Effects of chronic tramadol exposure on the zebrafish brain: A proteomic study
- Authors
- Zhuo, H.Q., Huang, L., Huang, H.Q., and Cai, Z.
- ID
- ZDB-PUB-120418-3
- Date
- 2012
- Source
- Journal of proteomics 75(11): 3351-3364 (Journal)
- Registered Authors
- Keywords
- tramadol hydrochloride, proteomics, metabolism, abuse potential, oxidative stress
- MeSH Terms
-
- Analgesics, Opioid/adverse effects*
- Analgesics, Opioid/pharmacology
- Animals
- Brain/metabolism*
- Brain/ultrastructure
- Brain Chemistry/drug effects*
- Mitochondria/metabolism
- Mitochondria/ultrastructure
- Nerve Tissue Proteins/metabolism*
- Proteomics/methods*
- Tramadol/adverse effects*
- Tramadol/pharmacology
- Zebrafish
- PubMed
- 22507199 Full text @ J. Proteomics
Tramadol hydrochloride (TH), has become the most prescribed opioid worldwide. However, its neurotoxicity and abuse potential are not well documented. In the present study, TH administration induced abnormal behavior and body and brain mean weight loss.
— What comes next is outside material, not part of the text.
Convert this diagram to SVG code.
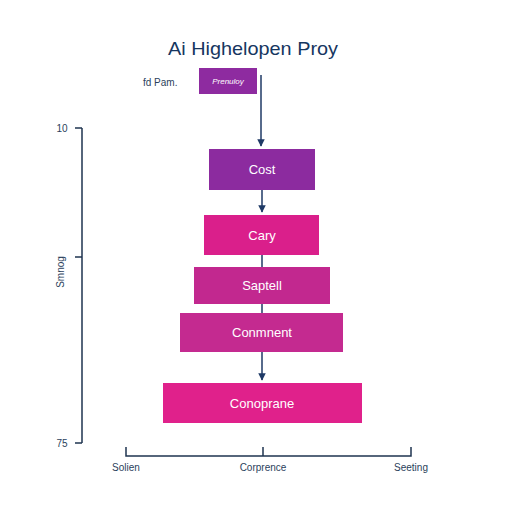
<svg xmlns="http://www.w3.org/2000/svg" width="512" height="512" viewBox="0 0 512 512">
<defs>
<style>
.t{font-family:"Liberation Sans",Arial,sans-serif;}
.ax{stroke:#1f3550;stroke-width:1.5;fill:none;}
.lab{font-family:"Liberation Sans",Arial,sans-serif;font-size:10px;fill:#2b3f5c;}
.bx{stroke:none;}
.bt{font-family:"Liberation Sans",Arial,sans-serif;font-size:13px;fill:#ffffff;text-anchor:middle;}
.cn{stroke:#1f3a66;stroke-width:1.5;fill:none;}
</style>
<marker id="ah" viewBox="0 0 10 10" refX="9" refY="5" markerWidth="5" markerHeight="5" orient="auto">
<path d="M0,0 L10,5 L0,10 z" fill="#1f3a66"/>
</marker>
</defs>
<rect width="512" height="512" fill="#ffffff"/>
<text class="t" x="253" y="55" font-size="19" font-weight="500" fill="#16365f" text-anchor="middle" textLength="170" lengthAdjust="spacingAndGlyphs">Ai Highelopen Proy</text>

<g id="axes">
<path class="ax" d="M82,128 V443 M75,128 H82 M75,257 H82 M75,443 H82"/>
<path class="ax" d="M126,447 V456 H411 V447 M263,447 V456"/>
<text class="lab" x="62" y="132" text-anchor="middle">10</text>
<text class="lab" x="62" y="447" text-anchor="middle">75</text>
<text class="lab" transform="translate(64,272) rotate(-90)" text-anchor="middle">Smnog</text>
<text class="lab" x="126" y="471" text-anchor="middle">Solien</text>
<text class="lab" x="263" y="471" text-anchor="middle">Corprence</text>
<text class="lab" x="411" y="471" text-anchor="middle">Seeting</text>
</g>

<g id="connectors">
<path class="cn" d="M261,75 V146" marker-end="url(#ah)"/>
<path class="cn" d="M262,190 V212" marker-end="url(#ah)"/>
<path class="cn" d="M262,255 V267"/>
<path class="cn" d="M262,304 V313"/>
<path class="cn" d="M262,352 V380" marker-end="url(#ah)"/>
</g>

<g id="label-fd">
<text class="t" x="143" y="86" font-size="10" fill="#2b3f5c">fd Pam.</text>
</g>
<g id="node-pretooy">
<rect class="bx" x="199" y="68" width="58" height="26" fill="#8e2ba0"/>
<text class="t" x="228" y="84" font-size="8" font-style="italic" fill="#ffffff" text-anchor="middle">Prenuloy</text>
</g>
<g id="node-cost">
<rect class="bx" x="209" y="149" width="106" height="41" fill="#8c2b9f"/>
<text class="bt" x="262" y="174">Cost</text>
</g>
<g id="node-cary">
<rect class="bx" x="204" y="215" width="115" height="40" fill="#da1f8b"/>
<text class="bt" x="262" y="240">Cary</text>
</g>
<g id="node-sapteil">
<rect class="bx" x="194" y="267" width="136" height="37" fill="#c2288f"/>
<text class="bt" x="262" y="290">Saptell</text>
</g>
<g id="node-conmnent">
<rect class="bx" x="180" y="313" width="163" height="39" fill="#c42a90"/>
<text class="bt" x="262" y="337">Conmnent</text>
</g>
<g id="node-conoprane">
<rect class="bx" x="163" y="383" width="199" height="40" fill="#e0218b"/>
<text class="bt" x="262" y="408">Conoprane</text>
</g>
</svg>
Two principal metabolites O- and N-desmethyltramadol were detected in the brain tissue, and N-desmethyltramadol was the main metabolite produced. A total of 30 differential protein spots were identified using semi-quantitative 2D-PAGE and proteomic analyses, and classified into 13 categories, in which subtypes of 14-3-3 proteins, creatine kinase, ATP synthase beta chain, and tubulin were identified at the separated location on the gels 3, 3, 4, and 11 times respectively. Many TH responsive proteins have functions related to oxidative stress, including 14-3-3 proteins, creatine kinase BB, ubiquitin carboxy-terminal hydrolase L-1, ATP synthase, synaptosome-associated protein, tubulin and actin. Irrespective of oxidative damage, other pathways affected include apoptosis, energy metabolism, signal disorders, and cytoskeletal structure. Ultrastructural observation of mitochondria showed a series of morphological changes in the case of TH exposure.